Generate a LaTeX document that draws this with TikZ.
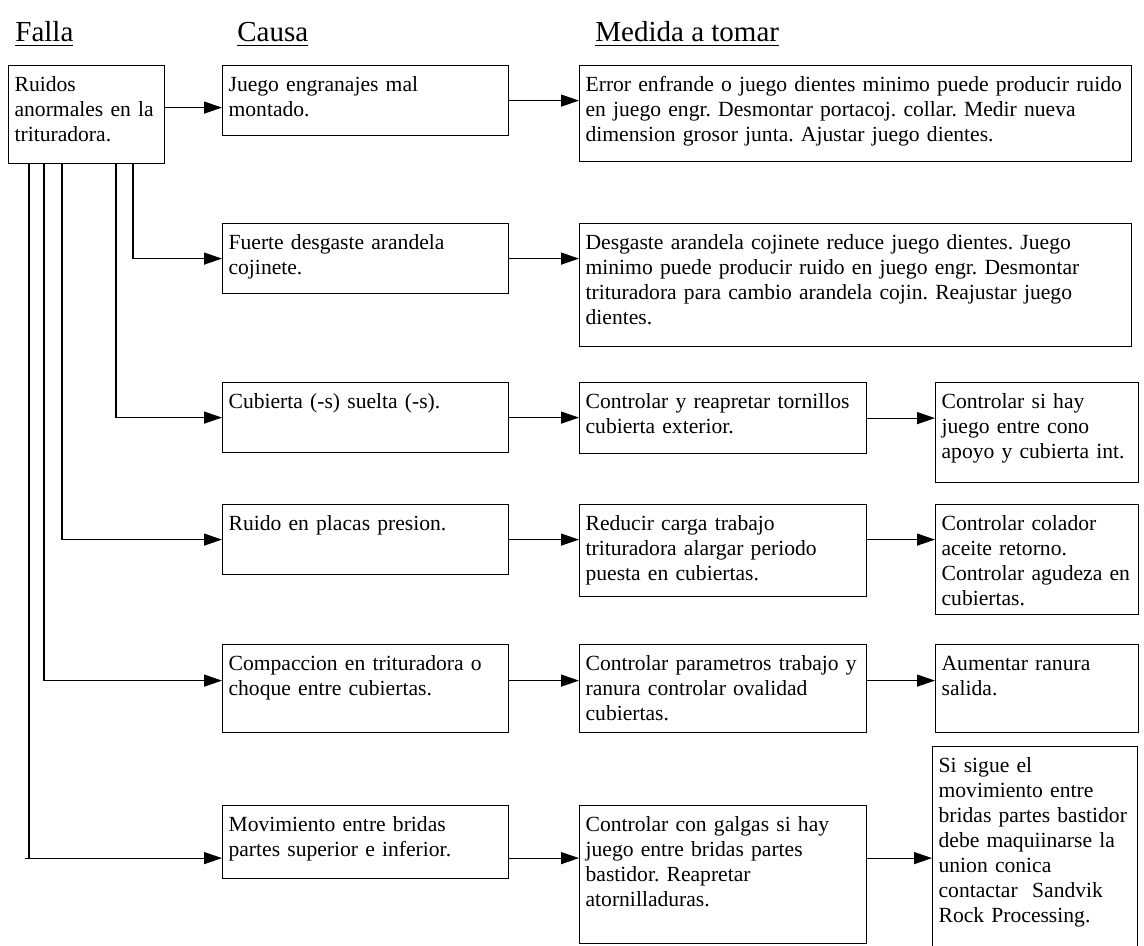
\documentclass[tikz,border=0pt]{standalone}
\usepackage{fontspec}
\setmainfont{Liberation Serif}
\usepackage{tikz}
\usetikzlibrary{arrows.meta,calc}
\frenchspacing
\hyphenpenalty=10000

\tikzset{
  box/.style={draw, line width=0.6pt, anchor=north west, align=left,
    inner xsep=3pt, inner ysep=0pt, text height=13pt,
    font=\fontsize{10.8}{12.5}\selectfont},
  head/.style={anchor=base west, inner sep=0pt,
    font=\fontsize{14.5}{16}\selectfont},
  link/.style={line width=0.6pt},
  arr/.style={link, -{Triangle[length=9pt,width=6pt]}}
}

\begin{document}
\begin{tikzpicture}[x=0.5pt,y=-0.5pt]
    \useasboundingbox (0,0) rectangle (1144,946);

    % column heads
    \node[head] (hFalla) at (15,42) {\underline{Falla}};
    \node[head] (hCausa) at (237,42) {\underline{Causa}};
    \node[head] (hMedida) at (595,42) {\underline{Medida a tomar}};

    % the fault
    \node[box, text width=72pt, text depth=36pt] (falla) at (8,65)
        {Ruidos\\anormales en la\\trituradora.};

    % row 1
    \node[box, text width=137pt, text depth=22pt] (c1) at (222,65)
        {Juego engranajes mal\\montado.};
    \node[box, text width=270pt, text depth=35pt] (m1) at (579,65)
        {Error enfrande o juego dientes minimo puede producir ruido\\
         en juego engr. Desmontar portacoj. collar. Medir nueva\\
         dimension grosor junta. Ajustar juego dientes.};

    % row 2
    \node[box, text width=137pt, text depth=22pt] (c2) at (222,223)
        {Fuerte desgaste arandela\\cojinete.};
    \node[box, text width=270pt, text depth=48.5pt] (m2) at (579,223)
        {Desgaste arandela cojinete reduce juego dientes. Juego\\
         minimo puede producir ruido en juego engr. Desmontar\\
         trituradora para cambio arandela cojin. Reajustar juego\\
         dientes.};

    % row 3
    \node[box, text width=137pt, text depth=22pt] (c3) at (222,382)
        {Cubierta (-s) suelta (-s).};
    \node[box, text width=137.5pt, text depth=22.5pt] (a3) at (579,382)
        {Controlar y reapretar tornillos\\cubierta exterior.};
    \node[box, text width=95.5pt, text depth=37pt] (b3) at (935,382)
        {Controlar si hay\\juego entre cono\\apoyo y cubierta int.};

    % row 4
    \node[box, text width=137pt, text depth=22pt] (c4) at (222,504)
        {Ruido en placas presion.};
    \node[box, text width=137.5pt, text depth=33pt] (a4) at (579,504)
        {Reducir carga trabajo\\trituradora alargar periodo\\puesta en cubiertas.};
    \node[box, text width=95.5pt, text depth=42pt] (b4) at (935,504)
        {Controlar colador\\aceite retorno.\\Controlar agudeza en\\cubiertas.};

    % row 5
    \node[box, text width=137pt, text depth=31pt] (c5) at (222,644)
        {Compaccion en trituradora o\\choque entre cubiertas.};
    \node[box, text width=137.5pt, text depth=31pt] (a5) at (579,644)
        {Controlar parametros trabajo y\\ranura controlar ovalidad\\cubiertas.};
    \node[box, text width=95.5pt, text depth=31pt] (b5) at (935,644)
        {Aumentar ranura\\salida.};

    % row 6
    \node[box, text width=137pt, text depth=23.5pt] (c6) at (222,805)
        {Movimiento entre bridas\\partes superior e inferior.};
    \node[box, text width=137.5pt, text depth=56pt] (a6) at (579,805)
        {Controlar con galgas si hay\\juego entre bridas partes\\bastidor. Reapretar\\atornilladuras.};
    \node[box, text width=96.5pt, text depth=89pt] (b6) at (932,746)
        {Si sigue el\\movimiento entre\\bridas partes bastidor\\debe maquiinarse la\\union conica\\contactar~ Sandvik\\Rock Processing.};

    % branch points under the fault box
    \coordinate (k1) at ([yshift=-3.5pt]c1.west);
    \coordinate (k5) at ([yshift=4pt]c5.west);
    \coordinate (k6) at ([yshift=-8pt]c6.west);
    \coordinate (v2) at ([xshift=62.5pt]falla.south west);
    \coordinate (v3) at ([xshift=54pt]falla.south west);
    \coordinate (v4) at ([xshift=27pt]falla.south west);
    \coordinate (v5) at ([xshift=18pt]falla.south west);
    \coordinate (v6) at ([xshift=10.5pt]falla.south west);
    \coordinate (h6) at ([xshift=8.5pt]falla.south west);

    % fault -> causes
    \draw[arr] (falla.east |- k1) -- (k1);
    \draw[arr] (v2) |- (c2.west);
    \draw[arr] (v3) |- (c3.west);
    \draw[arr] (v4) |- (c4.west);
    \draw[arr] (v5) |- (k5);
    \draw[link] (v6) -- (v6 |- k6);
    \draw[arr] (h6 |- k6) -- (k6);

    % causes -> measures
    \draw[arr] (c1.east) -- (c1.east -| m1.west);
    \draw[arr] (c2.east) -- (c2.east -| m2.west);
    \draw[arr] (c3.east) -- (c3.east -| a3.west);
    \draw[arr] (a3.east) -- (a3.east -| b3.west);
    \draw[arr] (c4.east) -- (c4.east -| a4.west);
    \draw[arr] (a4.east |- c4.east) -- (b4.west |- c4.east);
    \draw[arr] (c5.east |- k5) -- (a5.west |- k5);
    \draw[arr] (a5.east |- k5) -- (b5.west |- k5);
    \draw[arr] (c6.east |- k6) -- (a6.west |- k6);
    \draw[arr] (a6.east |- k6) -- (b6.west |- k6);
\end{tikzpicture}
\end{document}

--- --- ---

Written problem = Your copy of the data above should match it exactly, except that pictures are left out.

Solution =
Generate a LaTeX document that draws this with TikZ.
\documentclass[tikz,border=0pt]{standalone}
\usepackage{fontspec}
\setmainfont{Liberation Serif}
\usepackage{tikz}
\usetikzlibrary{arrows.meta,calc}
\frenchspacing
\hyphenpenalty=10000

\tikzset{
  box/.style={draw, line width=0.6pt, anchor=north west, align=left,
    inner xsep=3pt, inner ysep=0pt, text height=13pt,
    font=\fontsize{10.8}{12.5}\selectfont},
  head/.style={anchor=base west, inner sep=0pt,
    font=\fontsize{14.5}{16}\selectfont},
  link/.style={line width=0.6pt},
  arr/.style={link, -{Triangle[length=9pt,width=6pt]}}
}

\begin{document}
\begin{tikzpicture}[x=0.5pt,y=-0.5pt]
    \useasboundingbox (0,0) rectangle (1144,946);

    % column heads
    \node[head] (hFalla) at (15,42) {\underline{Falla}};
    \node[head] (hCausa) at (237,42) {\underline{Causa}};
    \node[head] (hMedida) at (595,42) {\underline{Medida a tomar}};

    % the fault
    \node[box, text width=72pt, text depth=36pt] (falla) at (8,65)
        {Ruidos\\anormales en la\\trituradora.};

    % row 1
    \node[box, text width=137pt, text depth=22pt] (c1) at (222,65)
        {Juego engranajes mal\\montado.};
    \node[box, text width=270pt, text depth=35pt] (m1) at (579,65)
        {Error enfrande o juego dientes minimo puede producir ruido\\
         en juego engr. Desmontar portacoj. collar. Medir nueva\\
         dimension grosor junta. Ajustar juego dientes.};

    % row 2
    \node[box, text width=137pt, text depth=22pt] (c2) at (222,223)
        {Fuerte desgaste arandela\\cojinete.};
    \node[box, text width=270pt, text depth=48.5pt] (m2) at (579,223)
        {Desgaste arandela cojinete reduce juego dientes. Juego\\
         minimo puede producir ruido en juego engr. Desmontar\\
         trituradora para cambio arandela cojin. Reajustar juego\\
         dientes.};

    % row 3
    \node[box, text width=137pt, text depth=22pt] (c3) at (222,382)
        {Cubierta (-s) suelta (-s).};
    \node[box, text width=137.5pt, text depth=22.5pt] (a3) at (579,382)
        {Controlar y reapretar tornillos\\cubierta exterior.};
    \node[box, text width=95.5pt, text depth=37pt] (b3) at (935,382)
        {Controlar si hay\\juego entre cono\\apoyo y cubierta int.};

    % row 4
    \node[box, text width=137pt, text depth=22pt] (c4) at (222,504)
        {Ruido en placas presion.};
    \node[box, text width=137.5pt, text depth=33pt] (a4) at (579,504)
        {Reducir carga trabajo\\trituradora alargar periodo\\puesta en cubiertas.};
    \node[box, text width=95.5pt, text depth=42pt] (b4) at (935,504)
        {Controlar colador\\aceite retorno.\\Controlar agudeza en\\cubiertas.};

    % row 5
    \node[box, text width=137pt, text depth=31pt] (c5) at (222,644)
        {Compaccion en trituradora o\\choque entre cubiertas.};
    \node[box, text width=137.5pt, text depth=31pt] (a5) at (579,644)
        {Controlar parametros trabajo y\\ranura controlar ovalidad\\cubiertas.};
    \node[box, text width=95.5pt, text depth=31pt] (b5) at (935,644)
        {Aumentar ranura\\salida.};

    % row 6
    \node[box, text width=137pt, text depth=23.5pt] (c6) at (222,805)
        {Movimiento entre bridas\\partes superior e inferior.};
    \node[box, text width=137.5pt, text depth=56pt] (a6) at (579,805)
        {Controlar con galgas si hay\\juego entre bridas partes\\bastidor. Reapretar\\atornilladuras.};
    \node[box, text width=96.5pt, text depth=89pt] (b6) at (932,746)
        {Si sigue el\\movimiento entre\\bridas partes bastidor\\debe maquiinarse la\\union conica\\contactar~ Sandvik\\Rock Processing.};

    % branch points under the fault box
    \coordinate (k1) at ([yshift=-3.5pt]c1.west);
    \coordinate (k5) at ([yshift=4pt]c5.west);
    \coordinate (k6) at ([yshift=-8pt]c6.west);
    \coordinate (v2) at ([xshift=62.5pt]falla.south west);
    \coordinate (v3) at ([xshift=54pt]falla.south west);
    \coordinate (v4) at ([xshift=27pt]falla.south west);
    \coordinate (v5) at ([xshift=18pt]falla.south west);
    \coordinate (v6) at ([xshift=10.5pt]falla.south west);
    \coordinate (h6) at ([xshift=8.5pt]falla.south west);

    % fault -> causes
    \draw[arr] (falla.east |- k1) -- (k1);
    \draw[arr] (v2) |- (c2.west);
    \draw[arr] (v3) |- (c3.west);
    \draw[arr] (v4) |- (c4.west);
    \draw[arr] (v5) |- (k5);
    \draw[link] (v6) -- (v6 |- k6);
    \draw[arr] (h6 |- k6) -- (k6);

    % causes -> measures
    \draw[arr] (c1.east) -- (c1.east -| m1.west);
    \draw[arr] (c2.east) -- (c2.east -| m2.west);
    \draw[arr] (c3.east) -- (c3.east -| a3.west);
    \draw[arr] (a3.east) -- (a3.east -| b3.west);
    \draw[arr] (c4.east) -- (c4.east -| a4.west);
    \draw[arr] (a4.east |- c4.east) -- (b4.west |- c4.east);
    \draw[arr] (c5.east |- k5) -- (a5.west |- k5);
    \draw[arr] (a5.east |- k5) -- (b5.west |- k5);
    \draw[arr] (c6.east |- k6) -- (a6.west |- k6);
    \draw[arr] (a6.east |- k6) -- (b6.west |- k6);
\end{tikzpicture}
\end{document}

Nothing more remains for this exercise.